[start]

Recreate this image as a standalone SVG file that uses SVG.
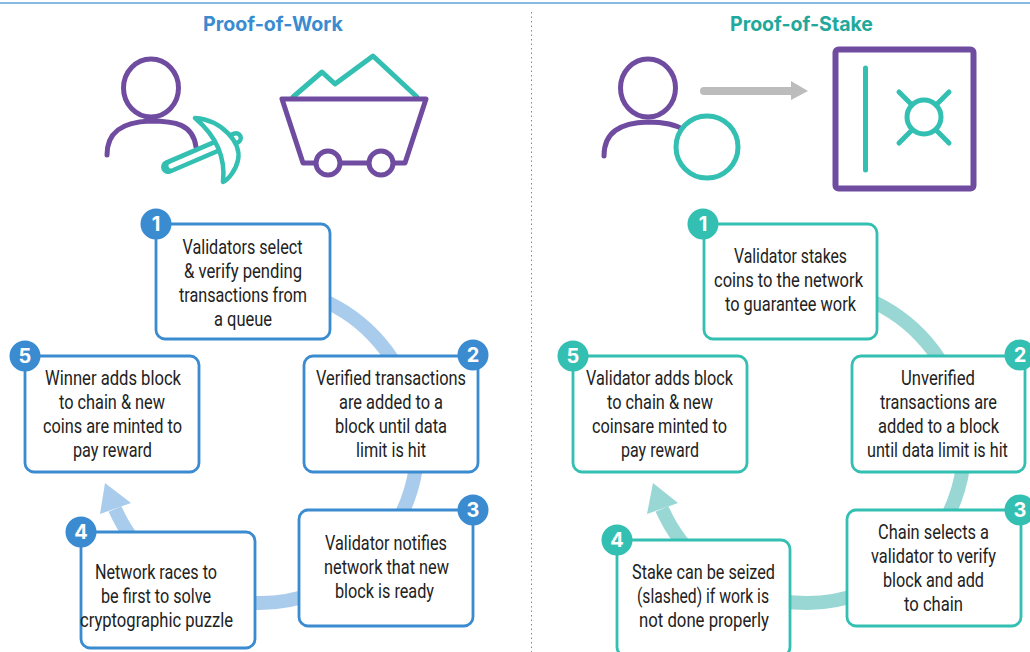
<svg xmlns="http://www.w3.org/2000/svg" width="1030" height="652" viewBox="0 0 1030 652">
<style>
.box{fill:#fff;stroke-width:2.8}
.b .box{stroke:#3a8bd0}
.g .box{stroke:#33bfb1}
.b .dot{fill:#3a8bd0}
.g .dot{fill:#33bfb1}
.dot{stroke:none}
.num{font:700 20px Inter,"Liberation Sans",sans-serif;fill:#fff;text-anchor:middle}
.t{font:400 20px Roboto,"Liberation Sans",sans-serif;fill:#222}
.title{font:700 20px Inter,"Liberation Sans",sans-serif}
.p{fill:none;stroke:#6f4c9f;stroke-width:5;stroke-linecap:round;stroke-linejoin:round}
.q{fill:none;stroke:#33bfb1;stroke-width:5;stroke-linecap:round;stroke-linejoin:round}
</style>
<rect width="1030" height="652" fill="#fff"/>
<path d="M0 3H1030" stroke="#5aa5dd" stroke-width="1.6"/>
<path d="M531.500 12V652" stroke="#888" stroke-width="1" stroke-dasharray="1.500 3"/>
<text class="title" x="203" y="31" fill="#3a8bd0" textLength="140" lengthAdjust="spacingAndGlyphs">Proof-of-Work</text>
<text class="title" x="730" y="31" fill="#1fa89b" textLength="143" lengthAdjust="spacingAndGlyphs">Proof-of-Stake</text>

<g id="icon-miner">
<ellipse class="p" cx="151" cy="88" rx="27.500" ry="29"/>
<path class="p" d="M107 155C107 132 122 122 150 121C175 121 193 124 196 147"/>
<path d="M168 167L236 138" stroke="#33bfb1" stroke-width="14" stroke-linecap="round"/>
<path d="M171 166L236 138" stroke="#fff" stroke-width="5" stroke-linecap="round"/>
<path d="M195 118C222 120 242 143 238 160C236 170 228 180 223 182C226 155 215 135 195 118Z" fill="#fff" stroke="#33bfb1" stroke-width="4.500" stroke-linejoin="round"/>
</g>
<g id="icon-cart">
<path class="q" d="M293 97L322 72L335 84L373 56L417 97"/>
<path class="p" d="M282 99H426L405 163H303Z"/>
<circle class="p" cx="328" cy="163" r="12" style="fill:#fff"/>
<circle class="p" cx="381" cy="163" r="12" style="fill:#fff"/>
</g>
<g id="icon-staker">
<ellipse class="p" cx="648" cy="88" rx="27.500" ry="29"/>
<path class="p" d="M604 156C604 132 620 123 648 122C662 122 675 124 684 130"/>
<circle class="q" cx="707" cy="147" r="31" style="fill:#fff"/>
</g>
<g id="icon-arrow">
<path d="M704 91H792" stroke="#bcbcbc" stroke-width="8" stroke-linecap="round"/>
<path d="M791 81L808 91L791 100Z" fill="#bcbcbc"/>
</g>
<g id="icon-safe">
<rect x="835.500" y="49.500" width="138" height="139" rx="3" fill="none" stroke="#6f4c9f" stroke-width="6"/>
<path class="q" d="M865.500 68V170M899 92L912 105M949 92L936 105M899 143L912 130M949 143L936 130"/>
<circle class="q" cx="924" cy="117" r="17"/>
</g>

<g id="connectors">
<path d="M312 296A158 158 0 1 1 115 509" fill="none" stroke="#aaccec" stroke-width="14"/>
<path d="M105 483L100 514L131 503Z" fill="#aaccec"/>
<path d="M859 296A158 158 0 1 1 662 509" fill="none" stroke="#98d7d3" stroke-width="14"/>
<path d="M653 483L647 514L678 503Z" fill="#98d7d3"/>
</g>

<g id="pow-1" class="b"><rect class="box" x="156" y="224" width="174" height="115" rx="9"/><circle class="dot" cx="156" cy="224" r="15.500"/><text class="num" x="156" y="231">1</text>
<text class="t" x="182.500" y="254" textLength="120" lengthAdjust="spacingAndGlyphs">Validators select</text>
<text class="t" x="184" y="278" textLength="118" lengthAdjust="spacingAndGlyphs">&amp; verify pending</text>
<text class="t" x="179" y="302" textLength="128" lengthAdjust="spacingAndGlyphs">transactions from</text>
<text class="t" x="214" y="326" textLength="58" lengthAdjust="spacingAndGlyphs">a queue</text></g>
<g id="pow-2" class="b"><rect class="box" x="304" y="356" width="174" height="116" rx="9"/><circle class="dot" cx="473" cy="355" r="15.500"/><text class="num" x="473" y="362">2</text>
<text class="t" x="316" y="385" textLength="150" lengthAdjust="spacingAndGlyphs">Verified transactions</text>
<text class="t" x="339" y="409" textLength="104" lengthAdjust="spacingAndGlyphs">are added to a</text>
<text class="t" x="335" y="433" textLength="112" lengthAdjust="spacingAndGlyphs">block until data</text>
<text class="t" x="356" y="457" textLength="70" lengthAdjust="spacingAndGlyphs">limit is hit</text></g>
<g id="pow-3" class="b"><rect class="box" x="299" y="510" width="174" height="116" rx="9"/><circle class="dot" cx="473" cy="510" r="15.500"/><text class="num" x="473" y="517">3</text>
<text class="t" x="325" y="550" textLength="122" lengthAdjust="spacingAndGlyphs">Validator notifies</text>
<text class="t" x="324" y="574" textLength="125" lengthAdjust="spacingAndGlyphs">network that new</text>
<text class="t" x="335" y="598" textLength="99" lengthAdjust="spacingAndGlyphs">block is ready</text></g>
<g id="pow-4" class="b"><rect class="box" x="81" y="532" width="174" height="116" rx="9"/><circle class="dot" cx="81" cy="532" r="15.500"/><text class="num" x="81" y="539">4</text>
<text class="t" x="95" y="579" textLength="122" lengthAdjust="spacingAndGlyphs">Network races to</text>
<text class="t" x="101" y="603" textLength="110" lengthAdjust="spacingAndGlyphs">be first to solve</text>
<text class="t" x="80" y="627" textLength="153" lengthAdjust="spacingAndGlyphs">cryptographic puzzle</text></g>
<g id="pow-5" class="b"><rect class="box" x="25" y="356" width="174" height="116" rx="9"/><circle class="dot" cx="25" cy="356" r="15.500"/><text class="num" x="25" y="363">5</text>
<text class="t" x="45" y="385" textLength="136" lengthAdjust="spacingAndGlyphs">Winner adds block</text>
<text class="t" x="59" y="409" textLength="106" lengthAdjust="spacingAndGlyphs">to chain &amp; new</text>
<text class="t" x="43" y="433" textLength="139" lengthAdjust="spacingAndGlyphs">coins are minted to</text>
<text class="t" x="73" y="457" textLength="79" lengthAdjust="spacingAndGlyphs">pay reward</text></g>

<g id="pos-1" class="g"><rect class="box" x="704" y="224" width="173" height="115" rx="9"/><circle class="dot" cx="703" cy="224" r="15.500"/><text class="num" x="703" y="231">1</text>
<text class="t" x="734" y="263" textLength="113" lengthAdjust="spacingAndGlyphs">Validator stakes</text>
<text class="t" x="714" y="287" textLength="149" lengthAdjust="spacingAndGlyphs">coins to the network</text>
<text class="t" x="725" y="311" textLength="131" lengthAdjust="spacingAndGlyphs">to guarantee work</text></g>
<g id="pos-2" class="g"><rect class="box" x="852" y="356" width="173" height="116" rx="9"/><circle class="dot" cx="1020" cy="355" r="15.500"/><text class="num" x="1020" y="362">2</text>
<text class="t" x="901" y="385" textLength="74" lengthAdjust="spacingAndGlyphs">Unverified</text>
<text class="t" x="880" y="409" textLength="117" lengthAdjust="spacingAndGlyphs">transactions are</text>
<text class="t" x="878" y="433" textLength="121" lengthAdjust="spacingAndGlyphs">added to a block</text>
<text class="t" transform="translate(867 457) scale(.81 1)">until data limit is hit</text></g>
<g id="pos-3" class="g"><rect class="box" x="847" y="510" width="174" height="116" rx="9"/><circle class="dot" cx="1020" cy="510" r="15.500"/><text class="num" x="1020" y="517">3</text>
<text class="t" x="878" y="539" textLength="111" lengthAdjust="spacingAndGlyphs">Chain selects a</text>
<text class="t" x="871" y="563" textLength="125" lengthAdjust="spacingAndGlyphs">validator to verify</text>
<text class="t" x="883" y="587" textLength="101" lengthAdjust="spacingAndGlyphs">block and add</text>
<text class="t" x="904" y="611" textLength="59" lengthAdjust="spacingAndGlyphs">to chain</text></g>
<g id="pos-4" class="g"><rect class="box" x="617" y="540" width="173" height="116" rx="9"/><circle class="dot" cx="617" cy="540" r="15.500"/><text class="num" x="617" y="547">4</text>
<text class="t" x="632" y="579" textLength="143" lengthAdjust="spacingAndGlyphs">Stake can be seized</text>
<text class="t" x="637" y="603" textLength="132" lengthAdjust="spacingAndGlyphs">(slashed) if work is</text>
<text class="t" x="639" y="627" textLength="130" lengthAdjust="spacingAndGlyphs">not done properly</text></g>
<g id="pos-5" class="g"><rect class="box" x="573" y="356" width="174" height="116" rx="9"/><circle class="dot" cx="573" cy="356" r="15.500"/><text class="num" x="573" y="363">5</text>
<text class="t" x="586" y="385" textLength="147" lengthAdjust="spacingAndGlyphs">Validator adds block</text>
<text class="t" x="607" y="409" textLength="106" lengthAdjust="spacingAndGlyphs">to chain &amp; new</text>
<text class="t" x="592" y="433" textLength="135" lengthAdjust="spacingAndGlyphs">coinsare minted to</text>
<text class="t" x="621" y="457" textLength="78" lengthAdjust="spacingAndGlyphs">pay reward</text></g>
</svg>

[end]

■ Set task: Show all lines from the listing above in which "that" appears.

■ Complete answer:
Recreate this image as a standalone SVG file that uses SVG.
<text class="t" x="324" y="574" textLength="125" lengthAdjust="spacingAndGlyphs">network that new</text>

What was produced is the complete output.